Dogecoin fell 30% to $0.08 since Elon Musk first offered to eat a McDonald's Happy Meal on live TV if the chain accepted the token.
"True," Musk posted on X on June 1, reposting a reminder of his 2022 offer, according to the Tesla CEO's verified account.
The meme coin reached its all-time high of $0.74 on May 8, 2021 — the same day Musk hosted Saturday Night Live. It now trades at about $0.08, with a 52-week range of $0.08 to $0.31. A handful of major companies already accept Dogecoin payments, including Tesla and SpaceX for branded merchandise, Dallas Mavericks tickets, Amazon's Twitch, AMC Theaters, Microsoft, Newegg, LVMH's Tag Heuer and AirBaltic.
Even if McDonald's accepted Dogecoin as a publicity stunt, previous mainstream payment deals failed to meaningfully boost the token's price or usage, highlighting the gap between merchant acceptance and consumer adoption for volatile cryptocurrencies.
Dogecoin, created as a parody of Bitcoin in 2013, lacks a supply cap and native smart contract support, making it difficult to value by scarcity or developer activity like Bitcoin or Ethereum. Without these fundamentals, the token has struggled to recover even as larger cryptocurrencies bounced back from the 2022 bear market.

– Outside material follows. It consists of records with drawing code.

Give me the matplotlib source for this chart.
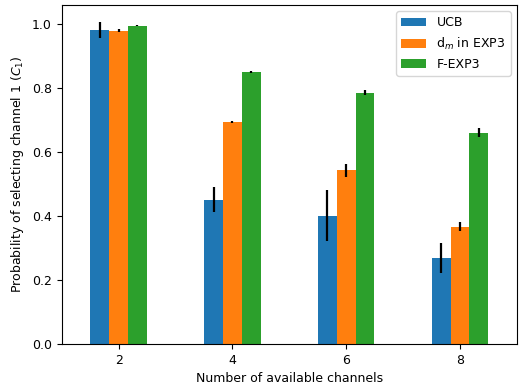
import matplotlib
matplotlib.use('Agg')
import matplotlib.pyplot as plt
import numpy as np

channels = [2, 4, 6, 8]
ucb = [0.983, 0.452, 0.402, 0.270]
ucb_err = [0.025, 0.040, 0.080, 0.047]
dm_exp3 = [0.980, 0.695, 0.544, 0.367]
dm_exp3_err = [0.005, 0.003, 0.020, 0.014]
fexp3 = [0.996, 0.851, 0.786, 0.661]
fexp3_err = [0.003, 0.003, 0.008, 0.015]

plt.rcParams['font.size'] = 9

fig = plt.figure(figsize=(5.19, 3.88), dpi=100)
ax = fig.add_axes([0.119, 0.113, 0.877, 0.874])

x = np.array(channels)
w = 0.33
ekw = dict(elinewidth=1.6, ecolor='black')
ax.bar(x - w, ucb, w, yerr=ucb_err, color='#1f77b4', label='UCB', error_kw=ekw)
ax.bar(x, dm_exp3, w, yerr=dm_exp3_err, color='#ff7f0e', label='d$_m$ in EXP3', error_kw=ekw)
ax.bar(x + w, fexp3, w, yerr=fexp3_err, color='#2ca02c', label='F-EXP3', error_kw=ekw)

ax.set_xlim(1, 9)
ax.set_ylim(0, 1.06)
ax.set_xticks(channels)
ax.set_xlabel('Number of available channels')
ax.set_ylabel('Probability of selecting channel 1 ($C_1$)')
ax.legend(loc='upper right')

fig.savefig('out.png', dpi=100)
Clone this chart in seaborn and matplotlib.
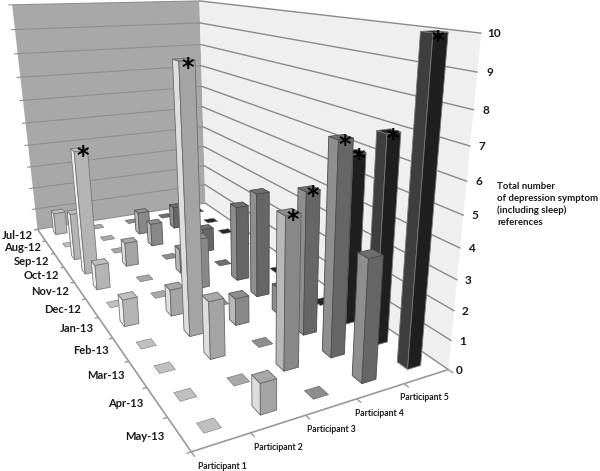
import numpy as np
import matplotlib
matplotlib.use("Agg")
import matplotlib.pyplot as plt
import seaborn as sns
from mpl_toolkits.mplot3d.art3d import Poly3DCollection

months = ["Jul-12","Aug-12","Sep-12","Oct-12","Nov-12","Dec-12","Jan-13","Feb-13","Mar-13","Apr-13","May-13"]
participants = ["Participant 1","Participant 2","Participant 3","Participant 4","Participant 5"]
z_ticks = list(range(11))

# references per month, one list per participant
p1 = [1,0,2,5,1,0,1,0,0,0,0]
p2 = [0,0,0,1,0,0,1,9,2,0,1]
p3 = [0,1,1,0,1,2,0,1,0,5,0]
p4 = [0,1,0,1,0,3,4,1,5,7,4]
p5 = [0,0,0,0,0,0,0,0,6,7,10]
series = [p1,p2,p3,p4,p5]

# (participant, month) of the bars marked with an asterisk
starred = [(0,3),(1,7),(2,9),(3,8),(3,9),(4,8),(4,9),(4,10)]

# left face, right face, top, edge
shades = [("#f0f0f0","#b4b4b4","#c0c0c0","#777777"),
          ("#dedede","#a4a4a4","#a8a8a8","#6a6a6a"),
          ("#b8b8b8","#888888","#8e8e8e","#5c5c5c"),
          ("#8e8e8e","#666666","#6e6e6e","#4c4c4c"),
          ("#3e3e3e","#1f1f1f","#262626","#777777")]

# camera calibration, floor and wall corners
world = np.array([[0,11,0],[0,0,0],[5,11,0],[5,0,0],[5,11,10],[0,0,10],[5,0,10]],float)
pix = np.array([[191.7,451.7],[37.7,229.3],[448.3,370],[205,203],[480.7,32.7],[11.7,5],[200,1]],float)
pix[:,1] = 471 - pix[:,1]

A = []
for (X,Y,Z),(u,v) in zip(world,pix):
    A.append([X,Y,Z,1,0,0,0,0,-u*X,-u*Y,-u*Z,-u])
    A.append([0,0,0,0,X,Y,Z,1,-v*X,-v*Y,-v*Z,-v])
P = np.linalg.svd(np.array(A))[2][-1].reshape(3,4)
if P[2] @ [2.5,5.5,0,1] < 0:
    P = -P

sns.set_theme(style="white")
plt.rcParams["font.family"] = ["Lato","DejaVu Sans"]
fig = plt.figure(figsize=(6,4.71), dpi=100)
ax = fig.add_axes([0,0,1,1], projection="3d", computed_zorder=False)
ax.set_axis_off()

def get_proj():
    r = np.linalg.inv(ax.transData.get_affine().get_matrix()) @ P
    return np.array([r[0], r[1], [0,0,0,-1], r[2]])
ax.get_proj = get_proj

def add_faces(faces, colors, ec="none", lw=.6, z=1):
    ax.add_collection3d(Poly3DCollection(faces, facecolors=colors, edgecolors=ec, linewidths=lw, clip_on=False, zorder=z))

def label(x, y, z, s, **kw):
    # text sits in figure coordinates, placed through the camera
    u, v, t = P @ [x, y, z, 1]
    fig.text(u/t/600, v/t/471, s, va="center", fontweight="bold", **kw)

# walls
add_faces([[(0,0,0),(5,0,0),(5,0,10),(0,0,10)]], ["#a8a8a8"])
add_faces([[(5,0,0),(5,11,0),(5,11,10),(5,0,10)]], ["#efefef"])
for z in z_ticks:
    ax.plot([-.08,5],[0,0],[z,z],color="#8f8f8f",lw=.8,clip_on=False,zorder=2)
    ax.plot([5,5],[0,11],[z,z],color="#8a8a8a",lw=1,clip_on=False,zorder=2)

# floor axes
ax.plot([0,0,5],[0,11,11],[0,0,0],color="#999999",lw=1.2,clip_on=False,zorder=2)
for m in range(12):
    ax.plot([-.07,0],[m,m],[0,0],color="#999999",lw=1,clip_on=False,zorder=2)
for p in range(6):
    ax.plot([p,p],[11,11.12],[0,0],color="#999999",lw=1,clip_on=False,zorder=2)

# bars far to near
w = 0.15
order = 3
for m in range(11):
    for p in reversed(range(5)):
        h = series[p][m]
        x0,x1 = p+.5-w, p+.5+w
        y0,y1 = m+.5-w, m+.5+w
        left,right,top,edge = shades[p]
        top_face = [(x0,y0,h),(x1,y0,h),(x1,y1,h),(x0,y1,h)]
        if h == 0:
            add_faces([top_face],[top],edge,.4,order)
        else:
            left_face = [(x0,y0,0),(x0,y1,0),(x0,y1,h),(x0,y0,h)]
            right_face = [(x0,y1,0),(x1,y1,0),(x1,y1,h),(x0,y1,h)]
            add_faces([left_face,right_face,top_face],[left,right,top],edge,.6,order)
        order += 1

for p,m in starred:
    label(p+.5+.05,m+.5+.05,series[p][m]-.23,"*",family="DejaVu Sans",fontsize=17,color="black",ha="center")

# labels
for m,name in enumerate(months):
    label(-.22,m+.45,0,name,ha="right",fontsize=8,color="#1a1a1a")
for p,name in enumerate(participants):
    label(p+.5,11,-.75,name,ha="center",fontsize=6.2,color="#1a1a1a")
for z in z_ticks:
    label(5.15,11.12,z,str(z),ha="center",fontsize=8.5,color="#1a1a1a")

fig.text(497/600,1-204.5/471,"Total number\nof depression symptom\n(including sleep)\nreferences",
         ha="left",va="center",fontsize=6.9,fontweight="bold",color="#1a1a1a",linespacing=1.36)

fig.savefig("out.png", dpi=100)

Musk, who named the Trump Administration's Department of Government Efficiency after the token, remains one of Dogecoin's most prominent backers. But his social media posts have had diminishing returns on price action — the June 1 repost did not trigger the same rally as earlier Musk tweets about the coin.
This article is for informational purposes only and does not constitute investment advice.